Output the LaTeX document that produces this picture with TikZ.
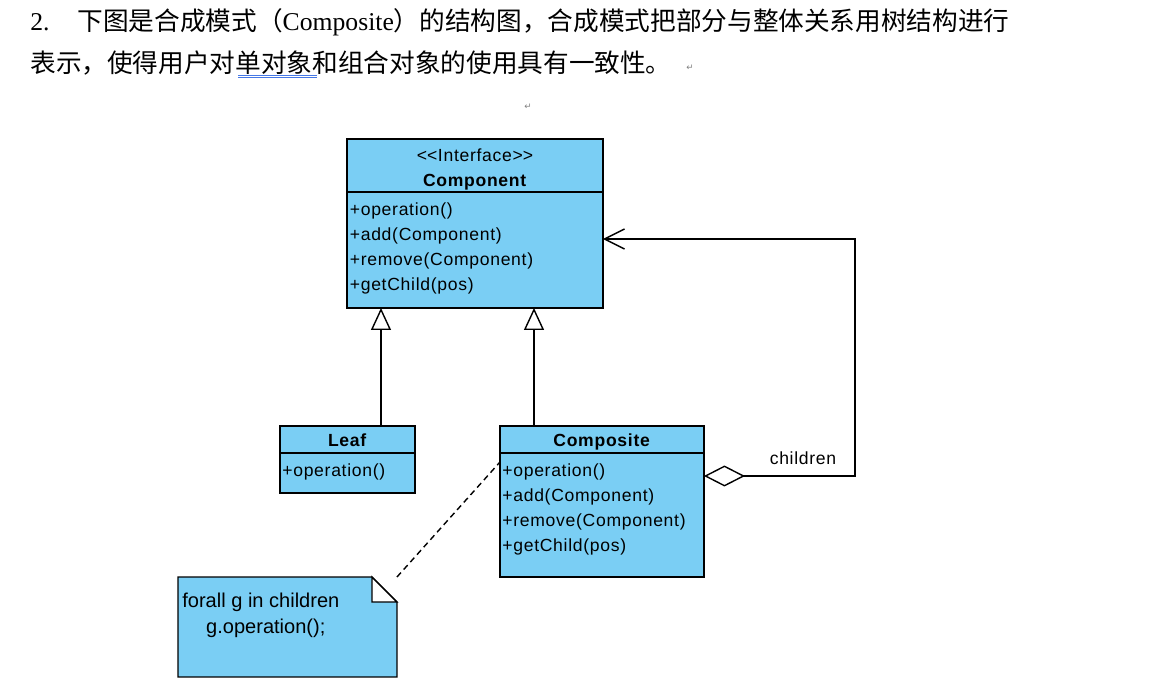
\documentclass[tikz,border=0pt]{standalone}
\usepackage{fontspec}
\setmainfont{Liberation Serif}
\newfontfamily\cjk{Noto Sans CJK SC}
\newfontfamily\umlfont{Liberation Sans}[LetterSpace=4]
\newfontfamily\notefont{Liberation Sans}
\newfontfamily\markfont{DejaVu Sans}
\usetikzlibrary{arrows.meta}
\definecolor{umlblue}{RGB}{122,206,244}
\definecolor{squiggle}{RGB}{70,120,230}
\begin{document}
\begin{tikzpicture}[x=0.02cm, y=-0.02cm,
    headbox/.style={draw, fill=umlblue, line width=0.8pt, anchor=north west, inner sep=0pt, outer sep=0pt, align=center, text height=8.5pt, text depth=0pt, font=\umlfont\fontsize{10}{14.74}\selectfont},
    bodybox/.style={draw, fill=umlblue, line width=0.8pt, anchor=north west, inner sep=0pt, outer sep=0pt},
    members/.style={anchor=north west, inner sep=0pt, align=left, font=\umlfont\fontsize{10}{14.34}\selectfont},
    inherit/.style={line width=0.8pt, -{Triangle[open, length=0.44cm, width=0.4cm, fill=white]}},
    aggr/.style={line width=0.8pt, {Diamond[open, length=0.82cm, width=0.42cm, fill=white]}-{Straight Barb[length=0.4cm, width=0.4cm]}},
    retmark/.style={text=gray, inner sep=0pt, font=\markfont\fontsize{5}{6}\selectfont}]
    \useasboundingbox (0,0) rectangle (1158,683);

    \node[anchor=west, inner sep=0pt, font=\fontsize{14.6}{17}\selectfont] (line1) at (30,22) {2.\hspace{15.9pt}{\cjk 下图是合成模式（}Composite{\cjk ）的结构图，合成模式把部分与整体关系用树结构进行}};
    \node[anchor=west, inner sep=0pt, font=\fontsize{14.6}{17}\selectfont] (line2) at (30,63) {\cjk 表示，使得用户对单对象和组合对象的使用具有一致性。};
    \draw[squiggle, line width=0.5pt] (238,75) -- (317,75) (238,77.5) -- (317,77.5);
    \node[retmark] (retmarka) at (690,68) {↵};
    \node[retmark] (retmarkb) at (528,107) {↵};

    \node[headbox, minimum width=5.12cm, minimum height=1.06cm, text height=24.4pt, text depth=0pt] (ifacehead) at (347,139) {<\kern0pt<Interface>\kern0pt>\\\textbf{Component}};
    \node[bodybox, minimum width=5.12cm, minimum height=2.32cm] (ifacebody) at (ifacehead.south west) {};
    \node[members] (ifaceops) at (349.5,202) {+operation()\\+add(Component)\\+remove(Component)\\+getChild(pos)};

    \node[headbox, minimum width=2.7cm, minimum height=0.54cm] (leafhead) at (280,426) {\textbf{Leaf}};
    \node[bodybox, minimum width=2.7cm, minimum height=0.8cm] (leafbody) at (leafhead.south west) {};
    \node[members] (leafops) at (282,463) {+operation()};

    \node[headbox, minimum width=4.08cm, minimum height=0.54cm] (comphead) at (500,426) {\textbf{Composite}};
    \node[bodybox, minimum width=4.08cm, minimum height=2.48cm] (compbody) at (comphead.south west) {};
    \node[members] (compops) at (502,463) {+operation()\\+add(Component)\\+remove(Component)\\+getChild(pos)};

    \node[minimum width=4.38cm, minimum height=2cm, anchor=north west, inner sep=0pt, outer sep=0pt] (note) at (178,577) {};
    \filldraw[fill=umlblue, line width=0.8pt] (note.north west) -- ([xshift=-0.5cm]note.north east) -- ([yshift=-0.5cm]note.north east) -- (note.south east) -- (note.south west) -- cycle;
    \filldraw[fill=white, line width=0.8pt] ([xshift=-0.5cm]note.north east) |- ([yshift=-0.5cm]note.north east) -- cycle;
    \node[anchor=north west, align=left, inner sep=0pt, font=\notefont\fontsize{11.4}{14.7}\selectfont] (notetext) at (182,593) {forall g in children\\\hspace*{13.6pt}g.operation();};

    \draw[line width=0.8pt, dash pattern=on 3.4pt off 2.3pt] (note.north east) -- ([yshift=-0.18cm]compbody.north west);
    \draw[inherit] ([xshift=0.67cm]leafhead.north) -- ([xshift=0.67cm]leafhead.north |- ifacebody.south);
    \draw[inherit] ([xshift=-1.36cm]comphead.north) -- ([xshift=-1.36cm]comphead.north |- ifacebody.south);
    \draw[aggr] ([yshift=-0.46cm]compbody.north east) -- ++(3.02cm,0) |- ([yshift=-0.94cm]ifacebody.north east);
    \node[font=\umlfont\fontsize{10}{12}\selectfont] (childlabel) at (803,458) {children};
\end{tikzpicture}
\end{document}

**Exercise description:** Give again, word for word, every line from the top of the data above to the line holding "(0,0) rectangle (1158,683);", inclusive, with the pictures left out.

**Solution for this task:**
Output the LaTeX document that produces this picture with TikZ.
\documentclass[tikz,border=0pt]{standalone}
\usepackage{fontspec}
\setmainfont{Liberation Serif}
\newfontfamily\cjk{Noto Sans CJK SC}
\newfontfamily\umlfont{Liberation Sans}[LetterSpace=4]
\newfontfamily\notefont{Liberation Sans}
\newfontfamily\markfont{DejaVu Sans}
\usetikzlibrary{arrows.meta}
\definecolor{umlblue}{RGB}{122,206,244}
\definecolor{squiggle}{RGB}{70,120,230}
\begin{document}
\begin{tikzpicture}[x=0.02cm, y=-0.02cm,
    headbox/.style={draw, fill=umlblue, line width=0.8pt, anchor=north west, inner sep=0pt, outer sep=0pt, align=center, text height=8.5pt, text depth=0pt, font=\umlfont\fontsize{10}{14.74}\selectfont},
    bodybox/.style={draw, fill=umlblue, line width=0.8pt, anchor=north west, inner sep=0pt, outer sep=0pt},
    members/.style={anchor=north west, inner sep=0pt, align=left, font=\umlfont\fontsize{10}{14.34}\selectfont},
    inherit/.style={line width=0.8pt, -{Triangle[open, length=0.44cm, width=0.4cm, fill=white]}},
    aggr/.style={line width=0.8pt, {Diamond[open, length=0.82cm, width=0.42cm, fill=white]}-{Straight Barb[length=0.4cm, width=0.4cm]}},
    retmark/.style={text=gray, inner sep=0pt, font=\markfont\fontsize{5}{6}\selectfont}]
    \useasboundingbox (0,0) rectangle (1158,683);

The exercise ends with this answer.